Potassium is a mineral that helps the kidneys function normally. It also plays a key role in cardiac, skeletal, and smooth muscle contraction, making it an important nutrient for normal heart, digestive, and muscular function. A diet high in potassium from fruits, vegetables, and legumes is generally recommended for optimum heart health.
Having too much potassium in the blood is called hyperkalemia and having too little in the blood is known as hypokalemia. Proper balance of potassium in the body depends on sodium. Therefore, excessive use of sodium may deplete the body's stores of potassium. Other conditions that can cause potassium deficiency include diarrhea, vomiting, excessive sweating, malnutrition, and use of diuretics. In addition, coffee and alcohol can increase the amount of potassium excreted in the urine. Adequate amounts of magnesium are also needed to maintain normal levels of potassium.
For most people, a healthy diet rich in vegetables and fruits provides all of the potassium needed. The elderly are at high risk for developing hyperkalemia due to decreased kidney function that often occurs as one ages. Older people should be careful when taking medication that may further affect potassium levels in the body, such as nonsteroidal anti-inflammatories (NSAIDs) and ACE inhibitors (see section on Interactions for additional information). Taking potassium supplements, at any age, should only be done under the guidance of a healthcare provider.
Because of the potential for side effects and interactions with medications, dietary supplements should be taken only under the supervision of a knowledgeable healthcare provider. In the case of potassium, this is particularly important in the elderly.
Diarrhea and nausea are two common side effects from potassium supplements. Other potential adverse effects include muscle weakness, slowed heart rate, and abnormal heart rhythm.
Excessive amounts of the herb licorice (not licorice candy) and caffeine-containing herbs (such as cola nut, guarana, and possible green and black tea) can lead to loss of potassium.
Potassium must not be used by people with hyperkalemia.
If you are currently being treated with any of the following medications, you should not use potassium without first talking to your healthcare provider.
Potassium levels may be increased by the following medications:
Nonsteroidal anti-inflammatory drugs (NSAIDs; such as ibuprofen, piroxicam, and sulindac): This interaction is particularly likely to occur in people with decreased kidney function.
ACE inhibitors (such as captopril, enalapril, and lisinopril): This interaction is particularly likely to occur in people who are taking NSAIDs, potassium-sparing diuretics (such as spironolactone, triamterene, or amiloride), or salt substitutes along with the ACE inhibitor. A rise in potassium from ACE inhibitors may also be more likely in people with decreased kidney function and diabetes.
Heparin (used for blood clots)
Cyclosporine (used following a transplant to suppress the immune system)
Trimethoprim (an antibiotic)
Beta-blockers (such as metoprolol and propranolol that are used to treat high blood pressure)

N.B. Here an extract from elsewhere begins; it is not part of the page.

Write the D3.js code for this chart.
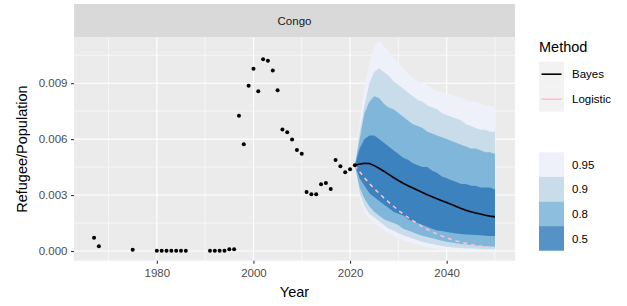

Potassium levels may be decreased by the following medications:
Thiazide diuretics (such as hydrochlorothiazide)
Loop diuretics (such as furosemide and bumetanide)
Theophylline (used for asthma)
Other potential interactions include:
Digoxin : Low blood levels of potassium increase the likelihood of toxic effects from digoxin, a medication used to treat abnormal heart rhythms. Normal levels of potassium should be maintained during digoxin treatment which will be measured and directed by the healthcare provider.
Potassium balance: The balance between too much potassium and, far more often today, too little potassium. Adults should consume at least 4.7 grams of potassium per day to lower blood pressure, blunt the effects of salt, and reduce the risk of kidney stones and bone loss, according to a report in 2004 by the Institute of Medicine of the National Academy of Sciences. However, most American women 31 to 50 years old consume no more than half of the recommended amount of potassium, and men's intake is only moderately higher.
The Institute of Medicine found no evidence of chronic excess intakes of potassium in apparently health individuals and therefore established no upper limit (UL) for potassium. As the report noted, humans evolved from ancestors who habitually consumed large amounts of uncultivated plant foods, which provided substantial amounts of potassium. In this setting, the human kidney developed a highly efficient capacity to excrete excess potassium.